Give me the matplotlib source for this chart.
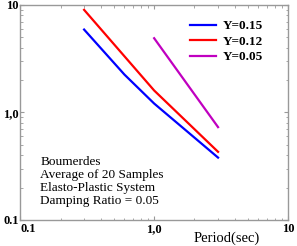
import numpy as np
import matplotlib.pyplot as plt
from matplotlib.ticker import FixedLocator, LogLocator, NullFormatter

# periods (sec) and ductility demand
T_015 = [0.3, 0.6, 1.0, 3.0]
Y_015 = [5.9, 2.25, 1.21, 0.38]
T_012 = [0.3, 1.0, 3.0]
Y_012 = [9.0, 1.6, 0.43]
T_005 = [1.0, 3.0]
Y_005 = [4.9, 0.73]

labels = ['Y=0.15', 'Y=0.12', 'Y=0.05']
tick_vals = [0.1, 1.0, 10]
tick_text = ['0.1', '1,0', '10']

fig = plt.figure(figsize=(2.97, 2.46), dpi=100)
ax = fig.add_axes([0.068, 0.106, 0.902, 0.874])

ax.plot(T_015, Y_015, color='#0000ff', lw=1.6, label=labels[0])
ax.plot(T_012, Y_012, color='#ff0000', lw=1.6, label=labels[1])
ax.plot(T_005, Y_005, color='#c000c0', lw=1.6, label=labels[2])

ax.set_xscale('log')
ax.set_yscale('log')
ax.set_xlim(0.1, 10)
ax.set_ylim(0.1, 10)

ax.xaxis.set_major_locator(FixedLocator(tick_vals))
ax.yaxis.set_major_locator(FixedLocator(tick_vals))
ax.set_xticklabels(tick_text, fontfamily='Liberation Serif', fontweight='bold', fontsize=9)
ax.set_yticklabels(tick_text, fontfamily='Liberation Serif', fontweight='bold', fontsize=9)
ax.get_xticklabels()[0].set_ha('left')
for ax_ in (ax.xaxis, ax.yaxis):
    ax_.set_minor_locator(LogLocator(base=10, subs=np.arange(2, 10)))
    ax_.set_minor_formatter(NullFormatter())
ax.tick_params(which='both', direction='in', top=True, right=True, color='#999999', pad=1)
ax.tick_params(axis='x', pad=2)
ax.tick_params(which='major', length=3, width=0.8)
ax.tick_params(which='minor', length=1.8, width=0.6)
for s in ax.spines.values():
    s.set_color('#999999')
    s.set_linewidth(1)

ax.set_xlabel('Period(sec)', fontfamily='Liberation Serif', fontsize=10.5, labelpad=0)
ax.xaxis.set_label_coords(0.77, -0.055)

txt = 'Boumerdes\nAverage of 20 Samples\nElasto-Plastic System\nDamping Ratio = 0.05'
ax.text(0.075, 0.295, txt, transform=ax.transAxes, fontfamily='Liberation Serif',
        fontsize=9.5, va='top', ha='left', linespacing=1.08)

leg = ax.legend(loc='upper right', bbox_to_anchor=(0.95, 0.985), frameon=False,
                prop={'family': 'Liberation Serif', 'weight': 'bold', 'size': 9.5},
                handlelength=2.0, handletextpad=0.5, labelspacing=0.25)

fig.savefig('out.png', dpi=100)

# # # #

### Goal
Quote every line word for word and keep the images out of the copy.

### Solved exercise
Give me the matplotlib source for this chart.
import numpy as np
import matplotlib.pyplot as plt
from matplotlib.ticker import FixedLocator, LogLocator, NullFormatter

# periods (sec) and ductility demand
T_015 = [0.3, 0.6, 1.0, 3.0]
Y_015 = [5.9, 2.25, 1.21, 0.38]
T_012 = [0.3, 1.0, 3.0]
Y_012 = [9.0, 1.6, 0.43]
T_005 = [1.0, 3.0]
Y_005 = [4.9, 0.73]

labels = ['Y=0.15', 'Y=0.12', 'Y=0.05']
tick_vals = [0.1, 1.0, 10]
tick_text = ['0.1', '1,0', '10']

fig = plt.figure(figsize=(2.97, 2.46), dpi=100)
ax = fig.add_axes([0.068, 0.106, 0.902, 0.874])

ax.plot(T_015, Y_015, color='#0000ff', lw=1.6, label=labels[0])
ax.plot(T_012, Y_012, color='#ff0000', lw=1.6, label=labels[1])
ax.plot(T_005, Y_005, color='#c000c0', lw=1.6, label=labels[2])

ax.set_xscale('log')
ax.set_yscale('log')
ax.set_xlim(0.1, 10)
ax.set_ylim(0.1, 10)

ax.xaxis.set_major_locator(FixedLocator(tick_vals))
ax.yaxis.set_major_locator(FixedLocator(tick_vals))
ax.set_xticklabels(tick_text, fontfamily='Liberation Serif', fontweight='bold', fontsize=9)
ax.set_yticklabels(tick_text, fontfamily='Liberation Serif', fontweight='bold', fontsize=9)
ax.get_xticklabels()[0].set_ha('left')
for ax_ in (ax.xaxis, ax.yaxis):
    ax_.set_minor_locator(LogLocator(base=10, subs=np.arange(2, 10)))
    ax_.set_minor_formatter(NullFormatter())
ax.tick_params(which='both', direction='in', top=True, right=True, color='#999999', pad=1)
ax.tick_params(axis='x', pad=2)
ax.tick_params(which='major', length=3, width=0.8)
ax.tick_params(which='minor', length=1.8, width=0.6)
for s in ax.spines.values():
    s.set_color('#999999')
    s.set_linewidth(1)

ax.set_xlabel('Period(sec)', fontfamily='Liberation Serif', fontsize=10.5, labelpad=0)
ax.xaxis.set_label_coords(0.77, -0.055)

txt = 'Boumerdes\nAverage of 20 Samples\nElasto-Plastic System\nDamping Ratio = 0.05'
ax.text(0.075, 0.295, txt, transform=ax.transAxes, fontfamily='Liberation Serif',
        fontsize=9.5, va='top', ha='left', linespacing=1.08)

leg = ax.legend(loc='upper right', bbox_to_anchor=(0.95, 0.985), frameon=False,
                prop={'family': 'Liberation Serif', 'weight': 'bold', 'size': 9.5},
                handlelength=2.0, handletextpad=0.5, labelspacing=0.25)

fig.savefig('out.png', dpi=100)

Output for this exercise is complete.